O resultado? Quase 15 milhões de infectados e 407,6 mil mortos. E de quem é a culpa? Dos que morreram após dias sem oxigênio, remédios eficazes e sem kit intubação? Será daqueles que preferiram não esperar pelo imunizante que ainda não chegou para todos? Pode ser. Esse povo não aprende. Quer tudo a tempo e a hora. Acaba sem nada e, pior, culpado de tudo. Por fim, o ministro aguarda uma CPI técnica, pois teme que ela seja política. Interessante, mas ninguém teve coragem de tentar convencer a excelência acomodada de um lado da Praça dos Três Poderes a não politizar a pandemia e a imunização. Considerando que o pau que dá em Chico dá em Francisco, suas excelências do lado oposto entenderam que o vento que venta lá venta cá. Ou seja, impossível que o desfecho seja algo próximo do oba-oba.

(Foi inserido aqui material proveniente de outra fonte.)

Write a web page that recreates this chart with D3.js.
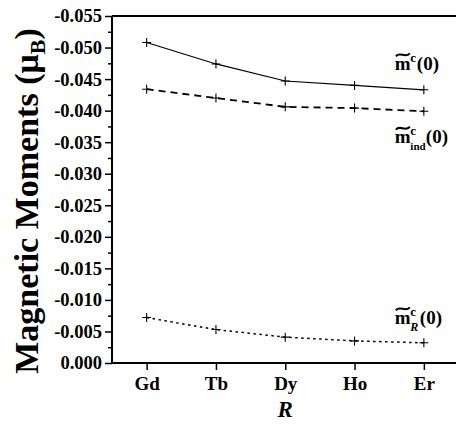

Por enquanto, os integrantes da comissão avaliam pelo menos 200 falas negacionistas do presidente. É pouco? Deve ter mais. Quanto a Queiroga, improvável que cumpra o que prometeu faz menos de uma semana, durante reunião virtual da Organização Mundial de Saúde. Junto da crônica falta de vacina, vivemos uma das fases mais agudas da doença. Mesmo assim, o titular do Ministério da Saúde garantiu que toda população brasileira estará vacinada contra a Covid até o fim do ano. Que Deus e todos os anjinhos o ajudem. Entretanto, os números comprovam que até agora pouco mais de 15% da população alcançou a dupla imunização. Certamente os dois terão de se explicar à CPI. Queiroga terá de confirmar a promessa na comissão, enquanto Anderson Torres será questionado a respeito de um suposto pedido à Polícia Federal envolvendo governadores em desvios de dinheiro destinado às secretarias de Saúde. A quem interessa essa informação?